Methods:  This prospective, longitudinal cohort study of the first 4 years post-September 11, 2001, investigated the influence of AAT deficiency on adjusted longitudinal spirometric change (FEV1) in 90 FDNY rescue workers with WTC exposure. Workers with protease inhibitor (Pi) Z heterozygosity were considered moderately AAT deficient. PiS homozygosity or PiS heterozygosity without concomitant PiZ heterozygosity was considered mild deficiency, and PiM homozygosity was considered normal. Alternately, workers had low AAT levels if serum AAT was ≤ 20 μmol/L.

Results:  In addition to normal aging-related decline (37 mL/y), significant FEV1 decline accelerations developed with increasing AAT deficiency severity (110 mL/y for moderate and 32 mL/y for mild) or with low AAT serum levels (49 mL/y). Spirometric rates pre-September 11, 2001, did not show accelerations with AAT deficiency. Among workers with low AAT levels, cough persisted in a significant number of participants at 4 years post-September 11, 2001.

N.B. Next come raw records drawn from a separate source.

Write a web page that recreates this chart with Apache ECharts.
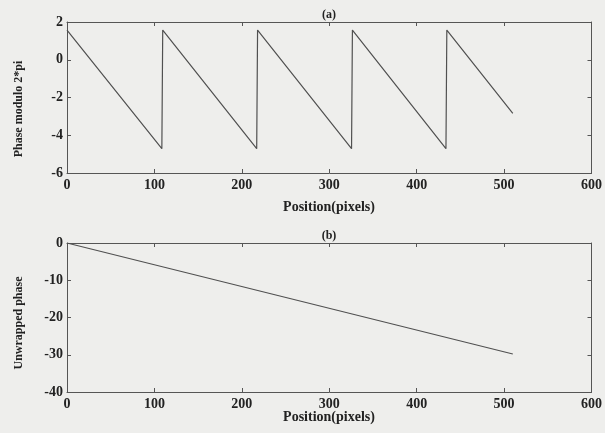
<!DOCTYPE html>
<html>
<head>
<meta charset="utf-8">
<script src="https://cdn.jsdelivr.net/npm/echarts@6/dist/echarts.min.js"></script>
<style>
html,body{margin:0;padding:0;background:#eeeeec;}
#c{width:605px;height:433px;}
</style>
</head>
<body>
<div id="c"></div>
<script>
// Panel (a): wrapped phase, vertices of the sawtooth
const wrappedX = [0, 108.5, 109.5, 217, 218, 325.5, 326.5, 433.5, 434.5, 510];
const wrappedY = [1.57, -4.71, 1.57, -4.71, 1.57, -4.71, 1.57, -4.71, 1.57, -2.84];
// Panel (b): unwrapped phase
const unwrappedX = [0, 510];
const unwrappedY = [0, -29.8];
// Tick settings
const xTicks = {min: 0, max: 600, interval: 100};
const yTicksA = {min: -6, max: 2, interval: 2};
const yTicksB = {min: -40, max: 0, interval: 10};
const titles = ['(a)', '(b)'];
const xName = 'Position(pixels)';
const yNames = ['Phase modulo 2*pi', 'Unwrapped phase'];

const FONT = '"Liberation Serif", "DejaVu Serif", serif';
const INK = '#222';
const AX = '#555';

function xAx(grid, pos, labels) {
  return {
    type: 'value', gridIndex: grid, position: pos,
    min: xTicks.min, max: xTicks.max, interval: xTicks.interval,
    axisLine: {show: true, onZero: false, lineStyle: {color: AX, width: 1}},
    axisTick: {show: true, inside: true, length: 4, lineStyle: {color: AX}},
    axisLabel: {show: labels, margin: 5, color: INK, fontFamily: FONT, fontSize: 14, fontWeight: 'bold',
                showMinLabel: true, showMaxLabel: true},
    splitLine: {show: false}
  };
}
function yAx(grid, pos, t, labels) {
  return {
    type: 'value', gridIndex: grid, position: pos,
    min: t.min, max: t.max, interval: t.interval,
    axisLine: {show: true, onZero: false, lineStyle: {color: AX, width: 1}},
    axisTick: {show: true, inside: true, length: 4, lineStyle: {color: AX}},
    axisLabel: {show: labels, margin: 4, color: INK, fontFamily: FONT, fontSize: 14, fontWeight: 'bold',
                showMinLabel: true, showMaxLabel: true},
    splitLine: {show: false}
  };
}

const chart = echarts.init(document.getElementById('c'), null, {renderer: 'canvas'});
const txt = (x, y, s, rot, size) => ({
  type: 'text', x: x, y: y, rotation: rot || 0,
  style: {text: s, fill: INK, font: 'bold ' + (size || 14) + 'px ' + FONT, align: 'center', verticalAlign: 'middle'}
});

chart.setOption({
  backgroundColor: '#eeeeec',
  animation: false,
  grid: [
    {left: 67, right: 13, top: 22, height: 151},
    {left: 67, right: 13, top: 243, height: 149}
  ],
  xAxis: [xAx(0, 'bottom', true), xAx(0, 'top', false), xAx(1, 'bottom', true), xAx(1, 'top', false)],
  yAxis: [yAx(0, 'left', yTicksA, true), yAx(0, 'right', yTicksA, false),
          yAx(1, 'left', yTicksB, true), yAx(1, 'right', yTicksB, false)],
  series: [
    {type: 'line', xAxisIndex: 0, yAxisIndex: 0, showSymbol: false, symbol: 'none',
     lineStyle: {color: '#505050', width: 1.2},
     data: wrappedX.map((x, i) => [x, wrappedY[i]])},
    {type: 'line', xAxisIndex: 2, yAxisIndex: 2, showSymbol: false, symbol: 'none',
     lineStyle: {color: '#505050', width: 1.2},
     data: unwrappedX.map((x, i) => [x, unwrappedY[i]])}
  ],
  graphic: [
    txt(329, 15, titles[0], 0, 12),
    txt(329, 236, titles[1], 0, 12),
    txt(329, 207, xName, 0, 14),
    txt(329, 417, xName, 0, 14),
    txt(19, 109, yNames[0], Math.PI / 2, 12),
    txt(19, 323, yNames[1], Math.PI / 2, 12)
  ]
});
</script>
</body>
</html>
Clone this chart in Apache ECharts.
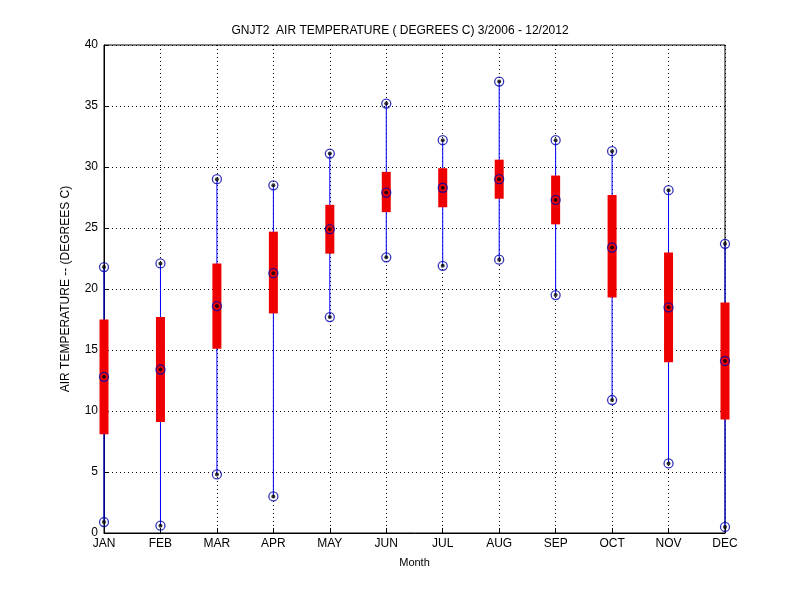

Conclusions:  FDNY rescue workers with AAT deficiency had significant spirometric decline accelerations and persistent airway symptoms during the first 4 years after WTC exposure, representing a novel gene-by-environment interaction. Clinically meaningful decline acceleration occurred even with the mild serum AAT level reductions associated with PiS heterozygosity (without concomitant PiZ heterozygosity).